- [Task]: Extract, exactly as written, each line from the start of the records below to the line containing "Condensed', 'Liberation Sans", both ends included; drop the pictures.

- [Charts and diagrams as code]:
══════════════════════════════

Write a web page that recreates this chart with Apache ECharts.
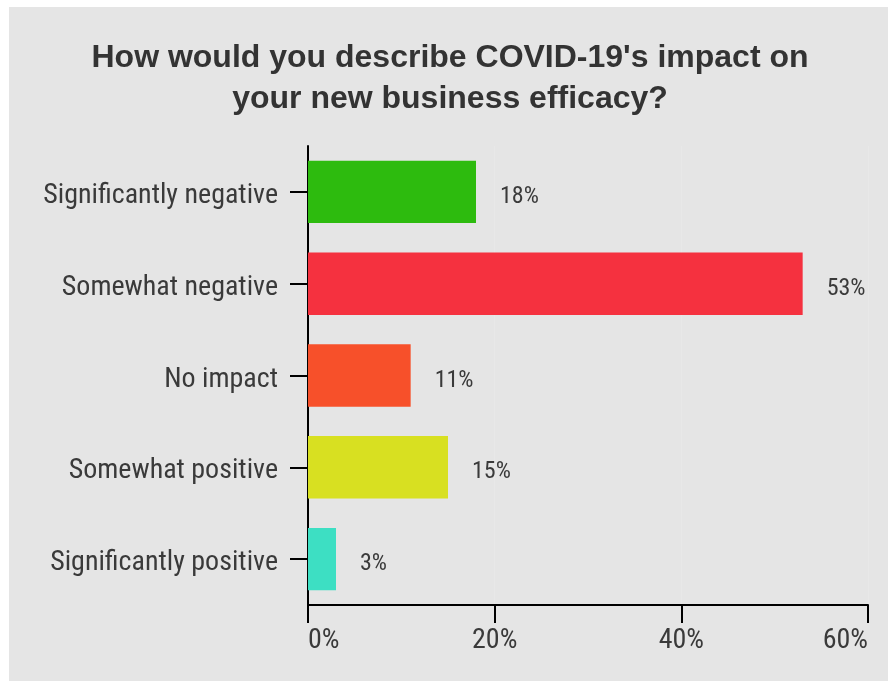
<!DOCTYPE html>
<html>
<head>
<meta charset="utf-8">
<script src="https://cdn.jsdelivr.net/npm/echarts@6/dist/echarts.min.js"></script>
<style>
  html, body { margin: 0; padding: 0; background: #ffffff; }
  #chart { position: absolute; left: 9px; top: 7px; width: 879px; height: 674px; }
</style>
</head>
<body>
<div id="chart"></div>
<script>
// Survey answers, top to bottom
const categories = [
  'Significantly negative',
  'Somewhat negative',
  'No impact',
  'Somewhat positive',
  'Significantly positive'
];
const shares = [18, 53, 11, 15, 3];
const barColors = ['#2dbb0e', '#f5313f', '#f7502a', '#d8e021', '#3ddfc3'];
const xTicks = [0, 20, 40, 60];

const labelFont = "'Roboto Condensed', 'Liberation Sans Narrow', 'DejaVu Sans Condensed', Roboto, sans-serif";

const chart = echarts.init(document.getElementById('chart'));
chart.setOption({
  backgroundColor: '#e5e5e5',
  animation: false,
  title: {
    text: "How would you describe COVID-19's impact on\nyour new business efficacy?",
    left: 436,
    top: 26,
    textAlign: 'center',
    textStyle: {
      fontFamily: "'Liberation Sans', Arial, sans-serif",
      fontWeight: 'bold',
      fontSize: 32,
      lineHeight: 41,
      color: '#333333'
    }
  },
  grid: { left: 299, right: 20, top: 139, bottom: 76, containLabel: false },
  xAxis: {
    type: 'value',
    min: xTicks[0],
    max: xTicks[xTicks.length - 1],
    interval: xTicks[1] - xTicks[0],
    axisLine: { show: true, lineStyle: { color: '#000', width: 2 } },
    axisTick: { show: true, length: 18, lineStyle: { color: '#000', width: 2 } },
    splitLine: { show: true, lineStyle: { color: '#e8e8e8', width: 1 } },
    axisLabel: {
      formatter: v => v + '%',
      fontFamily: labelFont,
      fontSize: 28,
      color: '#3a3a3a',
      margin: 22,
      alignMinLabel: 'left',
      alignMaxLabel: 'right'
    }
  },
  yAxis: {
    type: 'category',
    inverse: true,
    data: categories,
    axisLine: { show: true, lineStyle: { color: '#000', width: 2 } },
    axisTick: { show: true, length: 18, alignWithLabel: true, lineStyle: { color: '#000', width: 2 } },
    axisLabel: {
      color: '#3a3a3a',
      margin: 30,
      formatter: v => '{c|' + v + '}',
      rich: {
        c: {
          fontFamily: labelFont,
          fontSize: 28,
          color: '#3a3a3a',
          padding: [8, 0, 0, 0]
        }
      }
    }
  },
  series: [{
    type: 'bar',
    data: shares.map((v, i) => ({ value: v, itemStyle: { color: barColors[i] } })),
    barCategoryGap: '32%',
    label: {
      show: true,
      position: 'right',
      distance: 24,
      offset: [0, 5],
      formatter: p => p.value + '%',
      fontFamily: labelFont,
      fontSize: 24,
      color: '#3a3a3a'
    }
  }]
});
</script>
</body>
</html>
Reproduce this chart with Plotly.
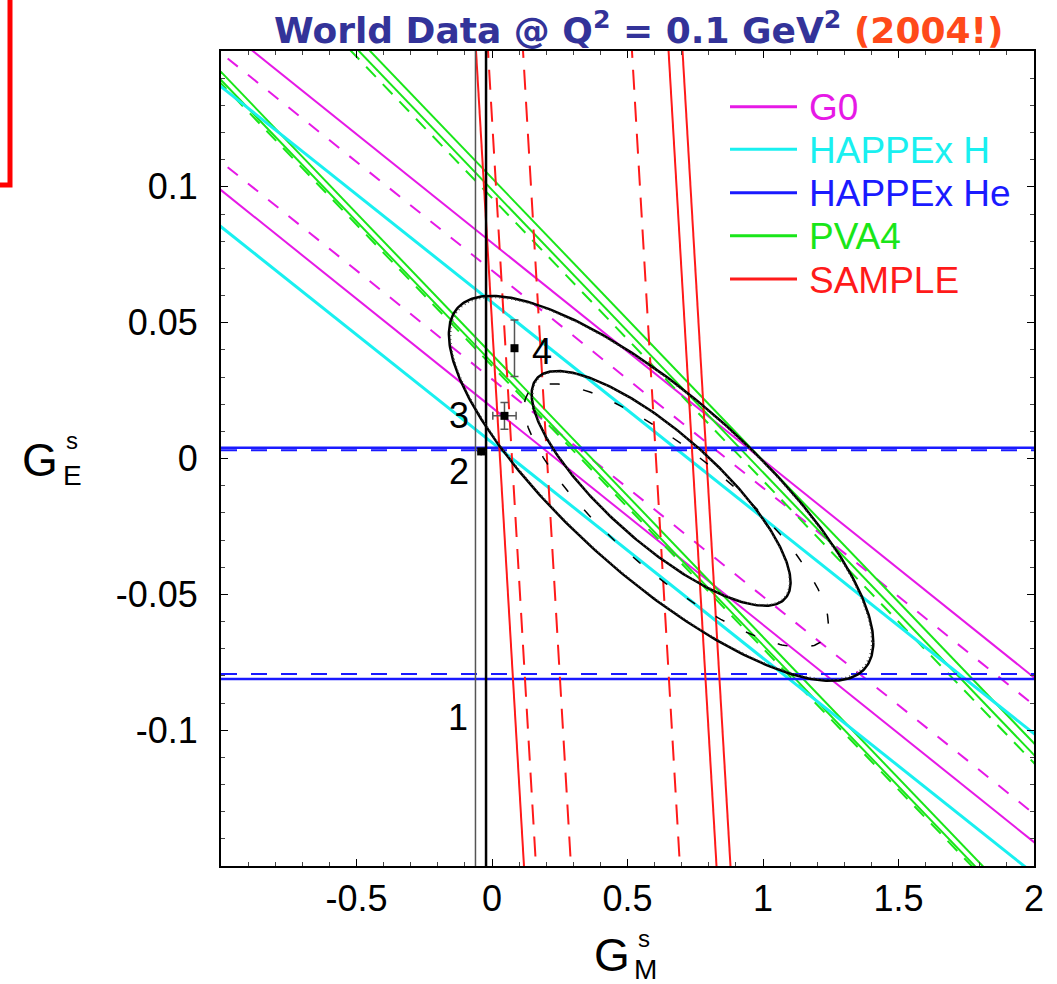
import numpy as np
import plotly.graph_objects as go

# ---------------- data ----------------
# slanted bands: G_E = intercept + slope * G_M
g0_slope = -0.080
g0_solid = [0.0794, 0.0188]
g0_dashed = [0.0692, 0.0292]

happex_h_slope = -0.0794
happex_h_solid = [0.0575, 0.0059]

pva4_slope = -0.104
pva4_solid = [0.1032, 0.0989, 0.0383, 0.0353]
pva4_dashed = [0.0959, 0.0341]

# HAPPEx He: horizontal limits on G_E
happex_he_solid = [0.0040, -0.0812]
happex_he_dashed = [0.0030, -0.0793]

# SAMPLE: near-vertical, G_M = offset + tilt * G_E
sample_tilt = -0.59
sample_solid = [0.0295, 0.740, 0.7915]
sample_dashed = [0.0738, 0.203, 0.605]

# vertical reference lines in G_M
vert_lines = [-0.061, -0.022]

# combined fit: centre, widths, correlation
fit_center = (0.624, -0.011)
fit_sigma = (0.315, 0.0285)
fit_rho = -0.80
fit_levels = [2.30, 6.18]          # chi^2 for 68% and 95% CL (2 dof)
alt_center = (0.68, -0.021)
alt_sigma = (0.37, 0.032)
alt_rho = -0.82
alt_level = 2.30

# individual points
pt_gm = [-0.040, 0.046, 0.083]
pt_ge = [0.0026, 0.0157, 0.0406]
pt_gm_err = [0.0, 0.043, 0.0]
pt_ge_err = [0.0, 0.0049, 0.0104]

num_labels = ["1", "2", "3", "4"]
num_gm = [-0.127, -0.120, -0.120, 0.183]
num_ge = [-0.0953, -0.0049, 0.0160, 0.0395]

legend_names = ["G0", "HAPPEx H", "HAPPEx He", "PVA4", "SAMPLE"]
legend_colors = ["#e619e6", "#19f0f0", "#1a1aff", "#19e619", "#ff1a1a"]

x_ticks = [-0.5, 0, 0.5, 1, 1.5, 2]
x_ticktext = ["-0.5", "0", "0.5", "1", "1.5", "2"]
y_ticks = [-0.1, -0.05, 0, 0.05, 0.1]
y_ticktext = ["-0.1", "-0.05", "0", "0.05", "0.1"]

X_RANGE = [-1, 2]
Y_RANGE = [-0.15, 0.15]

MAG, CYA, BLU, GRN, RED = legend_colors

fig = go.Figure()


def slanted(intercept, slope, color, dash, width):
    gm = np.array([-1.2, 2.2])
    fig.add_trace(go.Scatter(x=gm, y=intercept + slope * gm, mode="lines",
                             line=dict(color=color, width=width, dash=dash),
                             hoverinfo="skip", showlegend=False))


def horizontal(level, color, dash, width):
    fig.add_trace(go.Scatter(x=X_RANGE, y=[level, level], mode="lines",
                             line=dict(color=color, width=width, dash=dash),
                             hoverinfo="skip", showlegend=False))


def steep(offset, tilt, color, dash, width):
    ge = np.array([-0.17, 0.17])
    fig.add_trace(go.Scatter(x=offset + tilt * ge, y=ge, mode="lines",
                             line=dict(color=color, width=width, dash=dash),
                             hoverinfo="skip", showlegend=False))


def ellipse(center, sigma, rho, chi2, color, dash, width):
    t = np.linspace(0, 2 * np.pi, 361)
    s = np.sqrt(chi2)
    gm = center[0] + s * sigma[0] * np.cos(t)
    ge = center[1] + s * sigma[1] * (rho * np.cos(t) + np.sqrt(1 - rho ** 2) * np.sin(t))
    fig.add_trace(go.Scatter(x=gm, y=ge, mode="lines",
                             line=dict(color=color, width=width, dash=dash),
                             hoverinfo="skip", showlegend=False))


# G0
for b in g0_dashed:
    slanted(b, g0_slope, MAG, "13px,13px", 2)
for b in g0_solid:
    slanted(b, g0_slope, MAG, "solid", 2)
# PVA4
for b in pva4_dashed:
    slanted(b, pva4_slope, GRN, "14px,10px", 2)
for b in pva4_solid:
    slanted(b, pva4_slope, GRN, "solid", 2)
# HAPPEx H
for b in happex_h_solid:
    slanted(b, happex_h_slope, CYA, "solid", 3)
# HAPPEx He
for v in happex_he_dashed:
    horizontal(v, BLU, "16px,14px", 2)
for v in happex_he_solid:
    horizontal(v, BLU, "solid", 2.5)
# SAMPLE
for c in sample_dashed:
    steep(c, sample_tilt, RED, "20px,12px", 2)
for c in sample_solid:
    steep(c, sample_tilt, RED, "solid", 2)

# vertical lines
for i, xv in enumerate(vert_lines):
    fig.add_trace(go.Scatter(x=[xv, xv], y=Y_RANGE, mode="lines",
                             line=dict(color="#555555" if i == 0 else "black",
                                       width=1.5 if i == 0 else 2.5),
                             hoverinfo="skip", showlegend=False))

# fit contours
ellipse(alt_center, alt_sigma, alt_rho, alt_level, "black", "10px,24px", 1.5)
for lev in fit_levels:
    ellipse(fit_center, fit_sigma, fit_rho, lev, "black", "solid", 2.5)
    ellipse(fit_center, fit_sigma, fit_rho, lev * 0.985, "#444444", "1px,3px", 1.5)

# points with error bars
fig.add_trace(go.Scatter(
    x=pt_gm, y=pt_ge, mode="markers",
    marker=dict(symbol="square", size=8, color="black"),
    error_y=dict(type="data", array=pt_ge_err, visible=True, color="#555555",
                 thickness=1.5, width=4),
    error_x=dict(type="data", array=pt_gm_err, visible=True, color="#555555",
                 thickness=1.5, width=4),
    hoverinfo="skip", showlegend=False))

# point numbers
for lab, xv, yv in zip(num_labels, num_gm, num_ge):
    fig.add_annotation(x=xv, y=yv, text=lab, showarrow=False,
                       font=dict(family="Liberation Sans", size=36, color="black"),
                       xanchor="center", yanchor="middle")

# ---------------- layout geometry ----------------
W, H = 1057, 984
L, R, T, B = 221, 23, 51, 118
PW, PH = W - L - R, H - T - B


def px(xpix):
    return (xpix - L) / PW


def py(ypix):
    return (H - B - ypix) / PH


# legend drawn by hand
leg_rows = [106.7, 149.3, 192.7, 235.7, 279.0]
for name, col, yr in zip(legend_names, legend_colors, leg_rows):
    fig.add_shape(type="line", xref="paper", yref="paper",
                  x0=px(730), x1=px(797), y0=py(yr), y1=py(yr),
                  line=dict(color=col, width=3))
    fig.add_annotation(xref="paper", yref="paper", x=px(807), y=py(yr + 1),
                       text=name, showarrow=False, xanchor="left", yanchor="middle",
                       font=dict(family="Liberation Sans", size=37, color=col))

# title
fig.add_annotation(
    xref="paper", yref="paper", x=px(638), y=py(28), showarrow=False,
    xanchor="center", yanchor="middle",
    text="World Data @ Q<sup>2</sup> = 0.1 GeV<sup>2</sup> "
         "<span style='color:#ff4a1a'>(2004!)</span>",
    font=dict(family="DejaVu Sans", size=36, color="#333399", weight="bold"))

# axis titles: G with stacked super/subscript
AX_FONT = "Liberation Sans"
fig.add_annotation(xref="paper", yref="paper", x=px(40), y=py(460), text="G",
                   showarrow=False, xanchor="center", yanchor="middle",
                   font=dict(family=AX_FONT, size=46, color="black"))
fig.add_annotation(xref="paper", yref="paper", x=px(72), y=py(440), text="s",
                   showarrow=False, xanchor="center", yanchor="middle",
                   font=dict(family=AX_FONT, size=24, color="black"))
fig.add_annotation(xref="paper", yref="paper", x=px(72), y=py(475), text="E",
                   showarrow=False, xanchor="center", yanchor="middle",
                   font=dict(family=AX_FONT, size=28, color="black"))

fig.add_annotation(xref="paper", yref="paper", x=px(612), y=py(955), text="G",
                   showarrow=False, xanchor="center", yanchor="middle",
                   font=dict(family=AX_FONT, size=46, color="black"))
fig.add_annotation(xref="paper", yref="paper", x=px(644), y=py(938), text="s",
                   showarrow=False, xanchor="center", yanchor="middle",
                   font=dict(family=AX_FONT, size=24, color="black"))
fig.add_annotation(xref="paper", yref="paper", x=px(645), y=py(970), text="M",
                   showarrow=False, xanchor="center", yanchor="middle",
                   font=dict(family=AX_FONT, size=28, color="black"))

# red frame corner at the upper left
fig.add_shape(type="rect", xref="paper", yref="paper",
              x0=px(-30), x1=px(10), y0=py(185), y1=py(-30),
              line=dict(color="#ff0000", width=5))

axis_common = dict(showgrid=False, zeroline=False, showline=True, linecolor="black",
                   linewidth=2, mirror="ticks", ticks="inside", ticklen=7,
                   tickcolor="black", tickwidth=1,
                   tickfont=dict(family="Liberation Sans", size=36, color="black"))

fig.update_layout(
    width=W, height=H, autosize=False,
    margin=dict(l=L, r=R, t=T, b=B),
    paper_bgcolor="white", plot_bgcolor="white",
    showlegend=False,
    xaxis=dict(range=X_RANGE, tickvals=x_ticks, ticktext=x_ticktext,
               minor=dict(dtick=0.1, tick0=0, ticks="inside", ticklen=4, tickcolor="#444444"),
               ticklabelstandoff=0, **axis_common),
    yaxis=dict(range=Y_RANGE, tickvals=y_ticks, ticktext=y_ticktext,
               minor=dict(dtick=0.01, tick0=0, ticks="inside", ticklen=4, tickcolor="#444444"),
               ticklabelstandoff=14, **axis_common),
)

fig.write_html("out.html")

══════════════════════════════

- [Reply to the exercise]:
Write a web page that recreates this chart with Apache ECharts.
<!DOCTYPE html>
<html>
<head>
<meta charset="utf-8">
<script src="https://cdn.jsdelivr.net/npm/echarts@6/dist/echarts.min.js"></script>
<style>
  html, body { margin: 0; padding: 0; background: #ffffff; }
  #chart { position: absolute; left: 9px; top: 7px; width: 879px; height: 674px; }
</style>
</head>
<body>
<div id="chart"></div>
<script>
// Survey answers, top to bottom
const categories = [
  'Significantly negative',
  'Somewhat negative',
  'No impact',
  'Somewhat positive',
  'Significantly positive'
];
const shares = [18, 53, 11, 15, 3];
const barColors = ['#2dbb0e', '#f5313f', '#f7502a', '#d8e021', '#3ddfc3'];
const xTicks = [0, 20, 40, 60];

const labelFont = "'Roboto Condensed', 'Liberation Sans Narrow', 'DejaVu Sans Condensed', Roboto, sans-serif";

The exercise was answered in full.